Paula Deen’s Chicken Divan
Cook Time: 30-60 min
2 packages frozen chopped broccoli (10-ounces each – optional)
6 chicken breast halves (about 4 pounds), cooked, boned, and shredded
2 cans condensed cream of mushroom soup (10 3/4 ounces each)
1 cup mayonnaise
1 cup sour cream
1 cup sharp cheddar cheese (grated)
1 tablespoon fresh lemon juice
1 teaspoon curry powder
Salt and pepper
1/2 cup dry white wine
1/2 cup Parmesan cheese, freshly grated
1/2 cup soft bread crumbs
2 tablespoons butter
Remove the outer wrappers from the boxes of broccoli. Open one
end of each box. Microwave on full power for two minutes, until
thawed. Drain the broccoli or spinach and put into a large bowl.
Add the shredded chicken.
In a medium bowl, combine the soup, mayonnaise, sour cream,
cheddar cheese, lemon juice, curry powder, salt and pepper to
taste, and wine. Whisk together to make a sauce. Pour the sauce
over the broccoli and chicken. Mix well with a spatula.
Place the mixture into an 11-by-7-inch casserole dish or two
9-inch square disposable aluminum foil pans that have been
sprayed with vegetable oil cooking spray. Pat down evenly and
smooth with a spatula. Combine the Parmesan cheese and break
crumbs and sprinkle over the top. Dot with the butter.

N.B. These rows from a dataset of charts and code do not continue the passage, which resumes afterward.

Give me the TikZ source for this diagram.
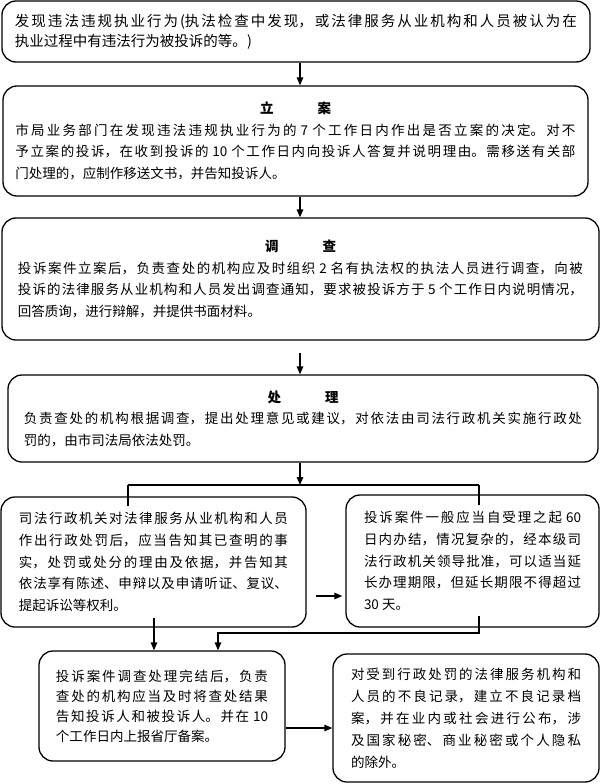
\documentclass[tikz,border=0pt]{standalone}
\usepackage{fontspec}
\setmainfont{Noto Sans CJK SC}
\usetikzlibrary{arrows.meta}
\XeTeXlinebreaklocale "zh"
\XeTeXlinebreakskip=0pt plus 3pt
\newcommand{\boxtitle}[2]{{\centering\bfseries #1\hspace{44bp}#2\par}}
\begin{document}
\begin{tikzpicture}[x=1bp,y=-1bp,
  box/.style={draw, line width=1.3bp, rounded corners=14bp, inner sep=0pt, align=justify,
    font=\fontsize{13.5bp}{21.5bp}\selectfont},
  conn/.style={line width=1.3bp},
  arr/.style={conn, -{Triangle[length=8bp,width=6.5bp]}}]
\useasboundingbox (0,0) rectangle (600,784);

\node[box, font=\fontsize{14.5bp}{20bp}\selectfont, minimum width=588bp, minimum height=61bp, text width=562bp] (b1) at (296,31.5)
{发现违法违规执业行为(执法检查中发现，或法律服务从业机构和人员被认为在\linebreak 执业过程中有违法行为被投诉的等。)};

\node[box, minimum width=585bp, minimum height=110bp, text width=560bp] (b2) at (295.5,141)
{\boxtitle{立}{案}市局业务部门在发现违法违规执业行为的 7 个工作日内作出是否立案的决定。对不\linebreak 予立案的投诉，在收到投诉的 10 个工作日内向投诉人答复并说明理由。需移送有关部\linebreak 门处理的，应制作移送文书，并告知投诉人。};

\node[box, minimum width=597bp, minimum height=122bp, text width=565bp] (b3) at (300.5,279)
{\boxtitle{调}{查}投诉案件立案后，负责查处的机构应及时组织 2 名有执法权的执法人员进行调查，向被\linebreak 投诉的法律服务从业机构和人员发出调查通知，要求被投诉方于 5 个工作日内说明情况，\linebreak 回答质询，进行辩解，并提供书面材料。};

\node[box, minimum width=590bp, minimum height=87bp, text width=558bp] (b4) at (303,418.5)
{\boxtitle{处}{理}负责查处的机构根据调查，提出处理意见或建议，对依法由司法行政机关实施行政处\linebreak 罚的，由市司法局依法处罚。};

\node[box, font=\fontsize{13.5bp}{21.75bp}\selectfont, minimum width=305bp, minimum height=130bp, text width=269bp] (b5) at (153.5,562)
{司法行政机关对法律服务从业机构和人员\linebreak 作出行政处罚后，应当告知其已查明的事\linebreak 实，处罚或处分的理由及依据，并告知其\linebreak 依法享有陈述、申辩以及申请听证、复议、\linebreak 提起诉讼等权利。};

\node[box, font=\fontsize{13.5bp}{21.75bp}\selectfont, minimum width=253bp, minimum height=132bp, text width=217bp] (b6) at (472.5,561)
{投诉案件一般应当自受理之起 60\linebreak 日内办结，情况复杂的，经本级司\linebreak 法行政机关领导批准，可以适当延\linebreak 长办理期限，但延长期限不得超过\linebreak 30 天。};

\node[box, font=\fontsize{13.5bp}{20bp}\selectfont, minimum width=246bp, minimum height=110bp, text width=212bp] (b7) at (162,706)
{投诉案件调查处理完结后，负责\linebreak 查处的机构应当及时将查处结果\linebreak 告知投诉人和被投诉人。并在 10\linebreak 个工作日内上报省厅备案。};

\node[box, font=\fontsize{13.5bp}{22bp}\selectfont, minimum width=266bp, minimum height=128bp, text width=230bp] (b8) at (466,718)
{对受到行政处罚的法律服务机构和\linebreak 人员的不良记录，建立不良记录档\linebreak 案，并在业内或社会进行公布，涉\linebreak 及国家秘密、商业秘密或个人隐私\linebreak 的除外。};

\coordinate (cx) at (300,0);
\coordinate (jL) at (128,485);
\coordinate (jR) at (479,485);
\coordinate (r5) at (0,596);
\coordinate (x154) at (154,0);
\coordinate (k1) at (479,633);
\coordinate (k2) at (218,633);
\coordinate (r7) at (0,728);

\draw[arr] (b1.south -| cx) -- (b2.north -| cx);
\draw[arr] (b2.south -| cx) -- (b3.north -| cx);
\draw[arr, shorten <=12bp] (b3.south -| cx) -- (b4.north -| cx);
\draw[arr] (b4.south -| cx) -- (jL -| cx);
\draw[conn] (jL) -- (jR);
\draw[conn] (jL) -- ([yshift=-10bp]b5.north -| jL);
\draw[conn] (jR) -- ([yshift=-11bp]b6.north -| jR);
\draw[arr, shorten <=9bp, shorten >=3bp] (b5.east |- r5) -- (b6.west |- r5);
\draw[arr] ([yshift=10bp]b5.south -| x154) -- (b7.north -| x154);
\draw[arr] ([yshift=12bp]b6.south -| k1) -- (k1) -- (k2) -- (b7.north -| k2);
\draw[arr] (b7.east |- r7) -- (b8.west |- r7);
\end{tikzpicture}
\end{document}
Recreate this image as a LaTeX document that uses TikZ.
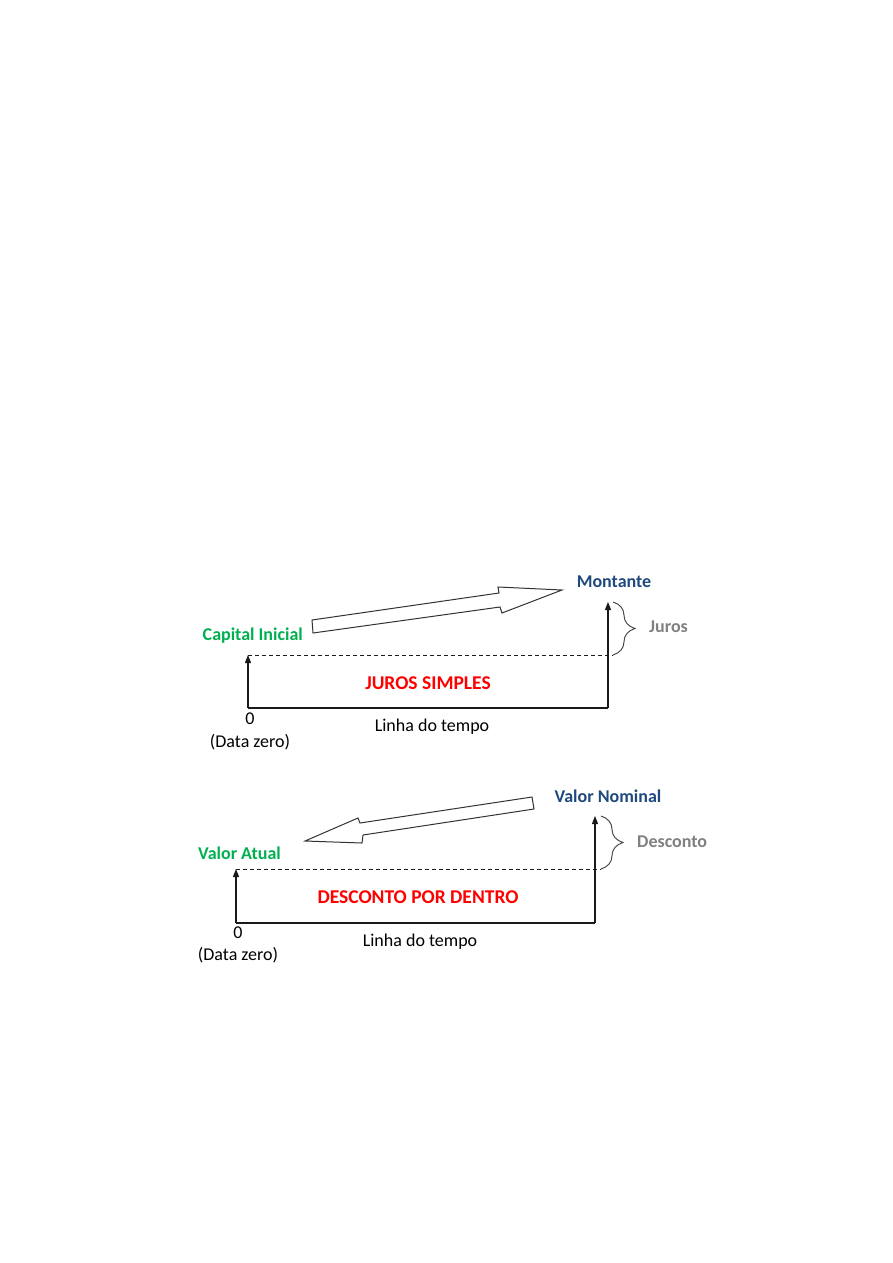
\documentclass[tikz,border=0pt]{standalone}
\usepackage{fontspec}
\setmainfont{Carlito}
\usepackage{xcolor}
\usetikzlibrary{arrows.meta,decorations.pathreplacing}
\definecolor{cGreen}{HTML}{00B050}
\definecolor{cBlue}{HTML}{1F497D}
\definecolor{cGray}{HTML}{808080}
\definecolor{cRed}{HTML}{FF0000}
\definecolor{cInk}{HTML}{1A1A1A}
\tikzset{
  >={Triangle[length=8pt,width=6pt]},
  axis/.style={line width=1.1pt,draw=cInk},
  ar/.style={axis,->},
  lvl/.style={line width=0.8pt,draw=cInk,dash pattern=on 4pt off 3pt},
  brc/.style={decorate,decoration={brace,amplitude=22pt},line width=1pt,draw=black!70},
  lbl/.style={font=\fontsize{18}{21}\selectfont\bfseries,inner sep=0pt},
  ttl/.style={font=\fontsize{19.5}{23}\selectfont\bfseries,text=cRed,inner sep=0pt},
  txt/.style={font=\fontsize{18}{21}\selectfont,inner sep=0pt},
  fat/.style={draw=black!80,line width=1pt,fill=white,line join=miter},
}

\begin{document}
\begin{tikzpicture}[x=1pt,y=-1pt]
\useasboundingbox (0,0) rectangle (893,1263);

% juros simples
\coordinate (o1) at (248,708);
\coordinate (c1) at (248,655);
\coordinate (t1) at (608,708);
\coordinate (m1) at (608,602);
\coordinate (b1) at (613,602);
\coordinate (d1) at (613,655);
\draw[axis] (o1) -- (t1);
\draw[ar] (o1) -- (c1);
\draw[ar] (t1) -- (m1);
\draw[lvl] (c1) -- (d1);
\draw[brc] (b1) -- (d1);
\draw[fat] (312,620) -- (499,593) -- (498,587) -- (562,590) -- (502,613)
   -- (500,607) -- (313,633) -- cycle;
\node[lbl,text=cBlue] (mont) at (614,582) {Montante};
\node[lbl,text=cGray,anchor=west] (juros) at (649,627) {Juros};
\node[lbl,text=cGreen,anchor=east] (cap) at (303,636) {Capital Inicial};
\node[ttl] (js) at (428,683) {JUROS SIMPLES};
\node[txt] (z1) at (250,719) {0};
\node[txt] (dz1) at (250,742) {(Data zero)};
\node[txt] (lt1) at (432,727) {Linha do tempo};

% desconto por dentro
\coordinate (o2) at (236,923);
\coordinate (c2) at (236,869);
\coordinate (t2) at (595,923);
\coordinate (n2) at (595,816);
\coordinate (b2) at (601,816);
\coordinate (d2) at (601,869);
\draw[axis] (o2) -- (t2);
\draw[ar] (o2) -- (c2);
\draw[ar] (t2) -- (n2);
\draw[lvl] (c2) -- (d2);
\draw[brc] (b2) -- (d2);
\draw[fat] (532,797) -- (534,809) -- (363,835) -- (362,843) -- (305,841)
   -- (358,818) -- (360,823) -- cycle;
\node[lbl,text=cBlue] (vn) at (608,796) {Valor Nominal};
\node[lbl,text=cGray,anchor=west] (desc) at (637,842) {Desconto};
\node[lbl,text=cGreen,anchor=east] (va) at (281,853) {Valor Atual};
\node[ttl] (dpd) at (418,897) {DESCONTO POR DENTRO};
\node[txt] (z2) at (238,933) {0};
\node[txt] (dz2) at (238,955) {(Data zero)};
\node[txt] (lt2) at (420,942) {Linha do tempo};
\end{tikzpicture}
\end{document}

Wrap the uncooked casseroles securely with plastic wrap, then
aluminum foil. Place each pan into a plastic freezer bad and
seal. Freeze. Prepare a label with these instructions: Allow
casserole to thaw 24 hours in the refrigerator. When ready to
bake, remove the plastic wrap and foil. Bake, uncovered, at 350°F
for about 40 minutes, until bubbly.
If serving immediately, bake, uncovered in a 350°F oven for about
30 minutes, until bubbly.
* If you add two 10-ounce packages of frozen spinach, squeezed
until all liquid is out, this dish become Chicken Florentine!